Scinder les appels d'offres favoriserait aussi la concurrence, laquelle a tendance à tirer les prix vers le bas. Cela permettrait probablement aussi une meilleure gestion des projets.

«Dans les gros projets, ils oublient qui fait quoi, remarque le travailleur autonome anonyme auquel nous avons parlé. Le nombre de fois où j'ai été payé 150 $ l'heure chez Loto-Québec à ne rien faire... Je m'en plaignais, mais ça ne donnait rien. Je suis même allé au cinéma une fois. Il n'y a pas de surveillance.»

Dans la capitale, la VETIQ (Voix des entreprises en TI de Québec) note qu'il y a souvent un problème de continuité dans les mandats en informatique : les donneurs d'ordres changent d'orientation selon les gouvernements et les dirigeants qui se succèdent, ce qui fait grimper les coûts.

Au chapitre de la concurrence, l'association cherche à sensibiliser le gouvernement aux compétences des PME en TI et plaide pour l'abolition des barrières qui les empêchent d'offrir leurs services directement. Outre la certification ISO souvent exigée, la question de la propriété intellectuelle, que le gouvernement exige d'obtenir, pose problème ; particulièrement quand une PME possède une expertise de pointe.

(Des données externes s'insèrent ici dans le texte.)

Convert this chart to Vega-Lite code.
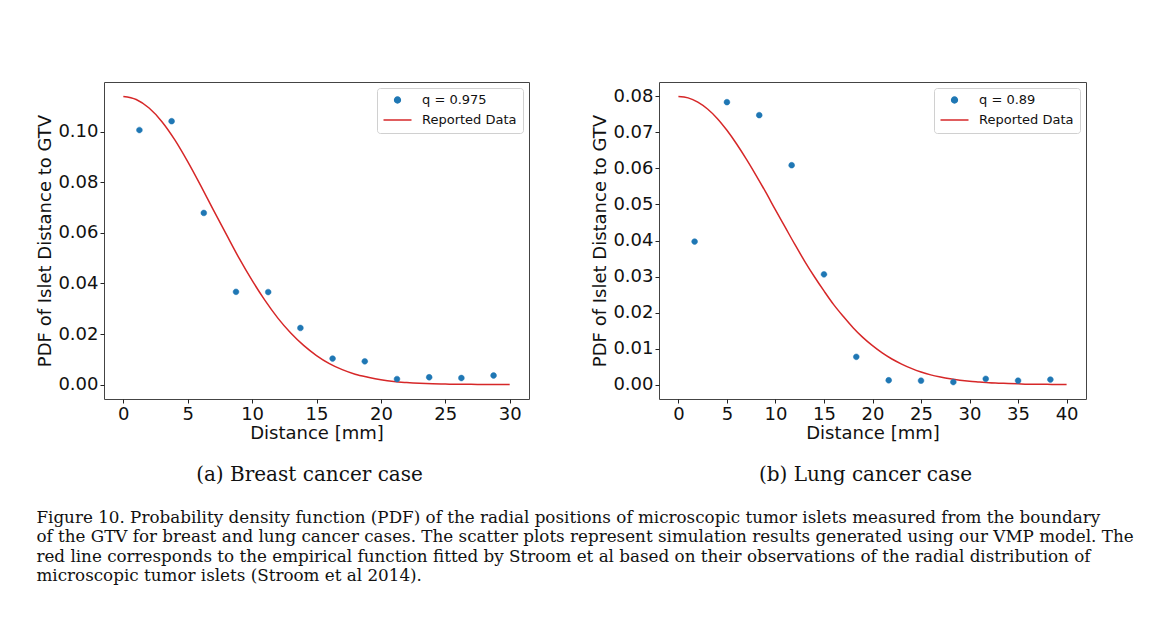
{
  "$schema": "https://vega.github.io/schema/vega-lite/v6.json",
  "background": "white",
  "padding": {"left": 36, "top": 81, "right": 0, "bottom": 0},
  "config": {
    "view": {"stroke": "#444444", "strokeWidth": 1},
    "axis": {"grid": false, "domain": false, "tickColor": "#222222", "tickSize": 4, "labelFont": "DejaVu Sans", "labelFontSize": 18, "labelColor": "#111111", "titleFont": "DejaVu Sans", "titleFontSize": 18, "titleFontWeight": "normal", "titleColor": "#111111", "labelPadding": 2, "labelOverlap": false},
    "axisX": {"titlePadding": 1},
    "axisY": {"titlePadding": 3},
    "legend": {"orient": "top-right", "offset": 6, "padding": 5.5, "rowPadding": 6, "labelFont": "DejaVu Sans", "labelFontSize": 13, "labelColor": "#111111", "strokeColor": "#d0d0d0", "fillColor": "rgba(255,255,255,0.8)", "cornerRadius": 3, "symbolSize": 100, "symbolStrokeWidth": 1.5, "symbolOffset": 8.5, "labelOffset": 18}
  },
  "data": {"values": [
    {"p": "a", "k": "pt", "x": 1.25, "y": 0.1007, "s": "q = 0.975"},
    {"p": "a", "k": "pt", "x": 3.75, "y": 0.1042, "s": "q = 0.975"},
    {"p": "a", "k": "pt", "x": 6.25, "y": 0.0679, "s": "q = 0.975"},
    {"p": "a", "k": "pt", "x": 8.75, "y": 0.0367, "s": "q = 0.975"},
    {"p": "a", "k": "pt", "x": 11.25, "y": 0.0366, "s": "q = 0.975"},
    {"p": "a", "k": "pt", "x": 13.75, "y": 0.0224, "s": "q = 0.975"},
    {"p": "a", "k": "pt", "x": 16.25, "y": 0.0103, "s": "q = 0.975"},
    {"p": "a", "k": "pt", "x": 18.75, "y": 0.0092, "s": "q = 0.975"},
    {"p": "a", "k": "pt", "x": 21.25, "y": 0.0022, "s": "q = 0.975"},
    {"p": "a", "k": "pt", "x": 23.75, "y": 0.0029, "s": "q = 0.975"},
    {"p": "a", "k": "pt", "x": 26.25, "y": 0.0026, "s": "q = 0.975"},
    {"p": "a", "k": "pt", "x": 28.75, "y": 0.0036, "s": "q = 0.975"},
    {"p": "a", "k": "c", "x": 0, "y": 0.1140, "s": "Reported Data"},
    {"p": "a", "k": "c", "x": 1, "y": 0.1128, "s": "Reported Data"},
    {"p": "a", "k": "c", "x": 2, "y": 0.1094, "s": "Reported Data"},
    {"p": "a", "k": "c", "x": 3, "y": 0.1040, "s": "Reported Data"},
    {"p": "a", "k": "c", "x": 4, "y": 0.0968, "s": "Reported Data"},
    {"p": "a", "k": "c", "x": 5, "y": 0.0882, "s": "Reported Data"},
    {"p": "a", "k": "c", "x": 6, "y": 0.0788, "s": "Reported Data"},
    {"p": "a", "k": "c", "x": 7, "y": 0.0690, "s": "Reported Data"},
    {"p": "a", "k": "c", "x": 8, "y": 0.0594, "s": "Reported Data"},
    {"p": "a", "k": "c", "x": 9, "y": 0.0499, "s": "Reported Data"},
    {"p": "a", "k": "c", "x": 10, "y": 0.0412, "s": "Reported Data"},
    {"p": "a", "k": "c", "x": 11, "y": 0.0333, "s": "Reported Data"},
    {"p": "a", "k": "c", "x": 12, "y": 0.0263, "s": "Reported Data"},
    {"p": "a", "k": "c", "x": 13, "y": 0.0204, "s": "Reported Data"},
    {"p": "a", "k": "c", "x": 14, "y": 0.0155, "s": "Reported Data"},
    {"p": "a", "k": "c", "x": 15, "y": 0.0115, "s": "Reported Data"},
    {"p": "a", "k": "c", "x": 16, "y": 0.0083, "s": "Reported Data"},
    {"p": "a", "k": "c", "x": 17, "y": 0.0059, "s": "Reported Data"},
    {"p": "a", "k": "c", "x": 18, "y": 0.0041, "s": "Reported Data"},
    {"p": "a", "k": "c", "x": 19, "y": 0.0029, "s": "Reported Data"},
    {"p": "a", "k": "c", "x": 20, "y": 0.0019, "s": "Reported Data"},
    {"p": "a", "k": "c", "x": 21, "y": 0.0012, "s": "Reported Data"},
    {"p": "a", "k": "c", "x": 22, "y": 0.0008, "s": "Reported Data"},
    {"p": "a", "k": "c", "x": 23, "y": 0.0005, "s": "Reported Data"},
    {"p": "a", "k": "c", "x": 24, "y": 0.0003, "s": "Reported Data"},
    {"p": "a", "k": "c", "x": 25, "y": 0.0002, "s": "Reported Data"},
    {"p": "a", "k": "c", "x": 26, "y": 0.0001, "s": "Reported Data"},
    {"p": "a", "k": "c", "x": 27, "y": 0.0001, "s": "Reported Data"},
    {"p": "a", "k": "c", "x": 28, "y": 0.0000, "s": "Reported Data"},
    {"p": "a", "k": "c", "x": 29, "y": 0.0000, "s": "Reported Data"},
    {"p": "a", "k": "c", "x": 30, "y": 0.0000, "s": "Reported Data"},
    {"p": "b", "k": "pt", "x": 1.67, "y": 0.0397, "s": "q = 0.89"},
    {"p": "b", "k": "pt", "x": 5.0, "y": 0.0784, "s": "q = 0.89"},
    {"p": "b", "k": "pt", "x": 8.33, "y": 0.0748, "s": "q = 0.89"},
    {"p": "b", "k": "pt", "x": 11.67, "y": 0.0609, "s": "q = 0.89"},
    {"p": "b", "k": "pt", "x": 15.0, "y": 0.0306, "s": "q = 0.89"},
    {"p": "b", "k": "pt", "x": 18.33, "y": 0.0077, "s": "q = 0.89"},
    {"p": "b", "k": "pt", "x": 21.67, "y": 0.0012, "s": "q = 0.89"},
    {"p": "b", "k": "pt", "x": 25.0, "y": 0.0011, "s": "q = 0.89"},
    {"p": "b", "k": "pt", "x": 28.33, "y": 0.0007, "s": "q = 0.89"},
    {"p": "b", "k": "pt", "x": 31.67, "y": 0.0016, "s": "q = 0.89"},
    {"p": "b", "k": "pt", "x": 35.0, "y": 0.0011, "s": "q = 0.89"},
    {"p": "b", "k": "pt", "x": 38.33, "y": 0.0014, "s": "q = 0.89"},
    {"p": "b", "k": "c", "x": 0, "y": 0.0800, "s": "Reported Data"},
    {"p": "b", "k": "c", "x": 1, "y": 0.0796, "s": "Reported Data"},
    {"p": "b", "k": "c", "x": 2, "y": 0.0784, "s": "Reported Data"},
    {"p": "b", "k": "c", "x": 3, "y": 0.0765, "s": "Reported Data"},
    {"p": "b", "k": "c", "x": 4, "y": 0.0739, "s": "Reported Data"},
    {"p": "b", "k": "c", "x": 5, "y": 0.0706, "s": "Reported Data"},
    {"p": "b", "k": "c", "x": 6, "y": 0.0668, "s": "Reported Data"},
    {"p": "b", "k": "c", "x": 7, "y": 0.0626, "s": "Reported Data"},
    {"p": "b", "k": "c", "x": 8, "y": 0.0581, "s": "Reported Data"},
    {"p": "b", "k": "c", "x": 9, "y": 0.0534, "s": "Reported Data"},
    {"p": "b", "k": "c", "x": 10, "y": 0.0485, "s": "Reported Data"},
    {"p": "b", "k": "c", "x": 11, "y": 0.0437, "s": "Reported Data"},
    {"p": "b", "k": "c", "x": 12, "y": 0.0389, "s": "Reported Data"},
    {"p": "b", "k": "c", "x": 13, "y": 0.0343, "s": "Reported Data"},
    {"p": "b", "k": "c", "x": 14, "y": 0.0300, "s": "Reported Data"},
    {"p": "b", "k": "c", "x": 15, "y": 0.0260, "s": "Reported Data"},
    {"p": "b", "k": "c", "x": 16, "y": 0.0222, "s": "Reported Data"},
    {"p": "b", "k": "c", "x": 17, "y": 0.0189, "s": "Reported Data"},
    {"p": "b", "k": "c", "x": 18, "y": 0.0158, "s": "Reported Data"},
    {"p": "b", "k": "c", "x": 19, "y": 0.0131, "s": "Reported Data"},
    {"p": "b", "k": "c", "x": 20, "y": 0.0108, "s": "Reported Data"},
    {"p": "b", "k": "c", "x": 21, "y": 0.0088, "s": "Reported Data"},
    {"p": "b", "k": "c", "x": 22, "y": 0.0071, "s": "Reported Data"},
    {"p": "b", "k": "c", "x": 23, "y": 0.0057, "s": "Reported Data"},
    {"p": "b", "k": "c", "x": 24, "y": 0.0045, "s": "Reported Data"},
    {"p": "b", "k": "c", "x": 25, "y": 0.0035, "s": "Reported Data"},
    {"p": "b", "k": "c", "x": 26, "y": 0.0027, "s": "Reported Data"},
    {"p": "b", "k": "c", "x": 27, "y": 0.0021, "s": "Reported Data"},
    {"p": "b", "k": "c", "x": 28, "y": 0.0016, "s": "Reported Data"},
    {"p": "b", "k": "c", "x": 29, "y": 0.0012, "s": "Reported Data"},
    {"p": "b", "k": "c", "x": 30, "y": 0.0009, "s": "Reported Data"},
    {"p": "b", "k": "c", "x": 31, "y": 0.0007, "s": "Reported Data"},
    {"p": "b", "k": "c", "x": 32, "y": 0.0005, "s": "Reported Data"},
    {"p": "b", "k": "c", "x": 33, "y": 0.0004, "s": "Reported Data"},
    {"p": "b", "k": "c", "x": 34, "y": 0.0003, "s": "Reported Data"},
    {"p": "b", "k": "c", "x": 35, "y": 0.0002, "s": "Reported Data"},
    {"p": "b", "k": "c", "x": 36, "y": 0.0001, "s": "Reported Data"},
    {"p": "b", "k": "c", "x": 37, "y": 0.0001, "s": "Reported Data"},
    {"p": "b", "k": "c", "x": 38, "y": 0.0001, "s": "Reported Data"},
    {"p": "b", "k": "c", "x": 39, "y": 0.0000, "s": "Reported Data"},
    {"p": "b", "k": "c", "x": 40, "y": 0.0000, "s": "Reported Data"}
  ]},
  "spacing": 61,
  "resolve": {
    "scale": {"fill": "independent", "stroke": "independent", "shape": "independent"},
    "legend": {"fill": "independent", "stroke": "independent", "shape": "independent"}
  },
  "title": {
    "text": [
      "Figure 10. Probability density function (PDF) of the radial positions of microscopic tumor islets measured from the boundary",
      "of the GTV for breast and lung cancer cases. The scatter plots represent simulation results generated using our VMP model. The",
      "red line corresponds to the empirical function fitted by Stroom et al based on their observations of the radial distribution of",
      "microscopic tumor islets (Stroom et al 2014)."
    ],
    "orient": "bottom", "anchor": "start", "frame": "bounds", "dx": 0,
    "font": "DejaVu Serif", "fontSize": 16.75, "fontWeight": "normal", "color": "#111111",
    "lineHeight": 19.6, "offset": 24
  },
  "hconcat": [
    {
      "width": 425, "height": 317,
      "title": {"text": "(a) Breast cancer case", "orient": "bottom", "frame": "group", "dx": -7, "font": "DejaVu Serif", "fontSize": 20, "fontWeight": "normal", "color": "#111111", "offset": 23},
      "transform": [{"filter": "datum.p === 'a'"}],
      "encoding": {
        "x": {"field": "x", "type": "quantitative", "scale": {"domain": [-1.5, 31.5], "nice": false, "zero": false}, "axis": {"values": [0, 5, 10, 15, 20, 25, 30], "title": "Distance [mm]"}},
        "y": {"field": "y", "type": "quantitative", "scale": {"domain": [-0.0057, 0.1197], "nice": false, "zero": false}, "axis": {"values": [0, 0.02, 0.04, 0.06, 0.08, 0.1], "format": ".2f", "title": "PDF of Islet Distance to GTV"}}
      },
      "layer": [
        {
          "transform": [{"filter": "datum.k === 'c'"}],
          "mark": {"type": "line", "strokeWidth": 1.5, "interpolate": "monotone"},
          "encoding": {
            "stroke": {"field": "s", "type": "nominal", "scale": {"domain": ["q = 0.975", "Reported Data"], "range": ["#1f77b4", "#d62728"]}, "legend": {"title": null}}
          }
        },
        {
          "transform": [{"filter": "datum.k === 'pt'"}],
          "mark": {"type": "point", "filled": true, "size": 100, "opacity": 1, "strokeWidth": 0.5},
          "encoding": {
            "fill": {"field": "s", "type": "nominal", "scale": {"domain": ["q = 0.975", "Reported Data"], "range": ["#1f77b4", "#d62728"]}, "legend": {"title": null}},
            "stroke": {"field": "s", "type": "nominal", "legend": {"title": null}},
            "shape": {"field": "s", "type": "nominal", "scale": {"domain": ["q = 0.975", "Reported Data"], "range": ["M0.58,0A0.58,0.58,0,1,1,-0.58,0A0.58,0.58,0,1,1,0.58,0Z", "M-2.8,0H2.8"]}, "legend": {"title": null}}
          }
        }
      ]
    },
    {
      "width": 427, "height": 317,
      "title": {"text": "(b) Lung cancer case", "orient": "bottom", "frame": "group", "dx": -7, "font": "DejaVu Serif", "fontSize": 20, "fontWeight": "normal", "color": "#111111", "offset": 23},
      "transform": [{"filter": "datum.p === 'b'"}],
      "encoding": {
        "x": {"field": "x", "type": "quantitative", "scale": {"domain": [-2, 42], "nice": false, "zero": false}, "axis": {"values": [0, 5, 10, 15, 20, 25, 30, 35, 40], "title": "Distance [mm]"}},
        "y": {"field": "y", "type": "quantitative", "scale": {"domain": [-0.004, 0.084], "nice": false, "zero": false}, "axis": {"values": [0, 0.01, 0.02, 0.03, 0.04, 0.05, 0.06, 0.07, 0.08], "format": ".2f", "title": "PDF of Islet Distance to GTV"}}
      },
      "layer": [
        {
          "transform": [{"filter": "datum.k === 'c'"}],
          "mark": {"type": "line", "strokeWidth": 1.5, "interpolate": "monotone"},
          "encoding": {
            "stroke": {"field": "s", "type": "nominal", "scale": {"domain": ["q = 0.89", "Reported Data"], "range": ["#1f77b4", "#d62728"]}, "legend": {"title": null}}
          }
        },
        {
          "transform": [{"filter": "datum.k === 'pt'"}],
          "mark": {"type": "point", "filled": true, "size": 100, "opacity": 1, "strokeWidth": 0.5},
          "encoding": {
            "fill": {"field": "s", "type": "nominal", "scale": {"domain": ["q = 0.89", "Reported Data"], "range": ["#1f77b4", "#d62728"]}, "legend": {"title": null}},
            "stroke": {"field": "s", "type": "nominal", "legend": {"title": null}},
            "shape": {"field": "s", "type": "nominal", "scale": {"domain": ["q = 0.89", "Reported Data"], "range": ["M0.58,0A0.58,0.58,0,1,1,-0.58,0A0.58,0.58,0,1,1,0.58,0Z", "M-2.8,0H2.8"]}, "legend": {"title": null}}
          }
        }
      ]
    }
  ]
}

«On siège à des comités de travail avec le Conseil du Trésor, qui portent sur la propriété intellectuelle et le logiciel libre (autre source potentielle d'économie), indique le président de la VETIQ, Claude Racine. Mais ça avance à la vitesse à laquelle on veut bien nous consulter... Il faut aussi que le client veuille faire des changements.»